I was using LogisticRegressionCV's .score()
method to yield an accuracy score for my model.
I also used cross_val_score
to yield an accuracy score with the same cv split (skf
), expecting the same score to show up.
But alas, they were different and I'm confused.
I first did a StratifiedKFold:
skf = StratifiedKFold(n_splits = 5,
shuffle = True,
random_state = 708)
After which I instantiated a LogisticRegressionCV() with the skf
as an argument for the CV parameter, fitted, and scored on the training set.
logreg = LogisticRegressionCV(cv=skf, solver='liblinear')
logreg.fit(X_train_sc, y_train)
logreg.score(X_train_sc, y_train)
This gave me a score of 0.849507735583685, which was accuracy by default. Since this is LogisticRegressionCV, this score is actually the mean accuracy score right?

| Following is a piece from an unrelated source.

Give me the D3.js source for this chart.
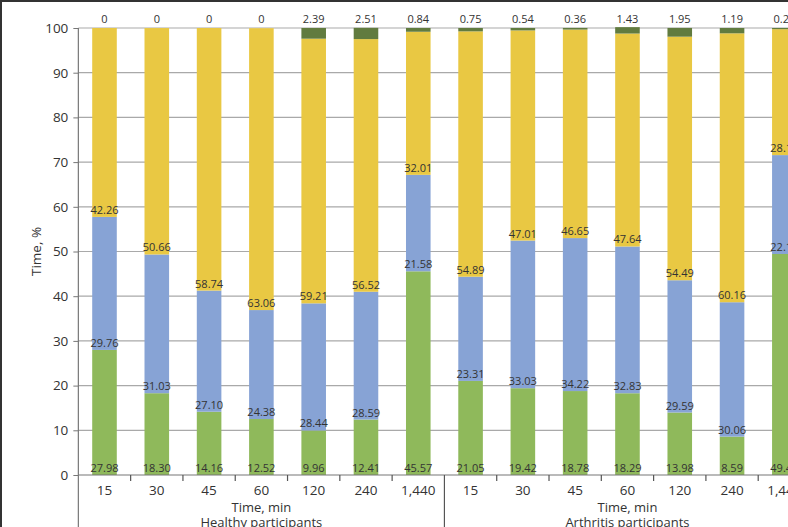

Then I used cross_val_score
cross_val_score(logreg, X_train_sc, y_train, cv=skf).mean()
This gave me a mean accuracy score of 0.8227814439082044.
I'm kind of confused as to why the scores differ, since I thought I was basically doing the same thing.
] is actually the mean accuracy score right?
No. The score
method here is the accuracy score of the final classifier (which was retrained on the entire training set, using the optimal value of the regularization strength). By evaluating it on the training set again, you're getting an optimistically-biased estimate of future performance.
To recover the cross-validation scores, you can use the attribute scores_
. Even with the same folds, these may be slightly different from cross_val_score
due to randomness in the solver, if it doesn't converge completely.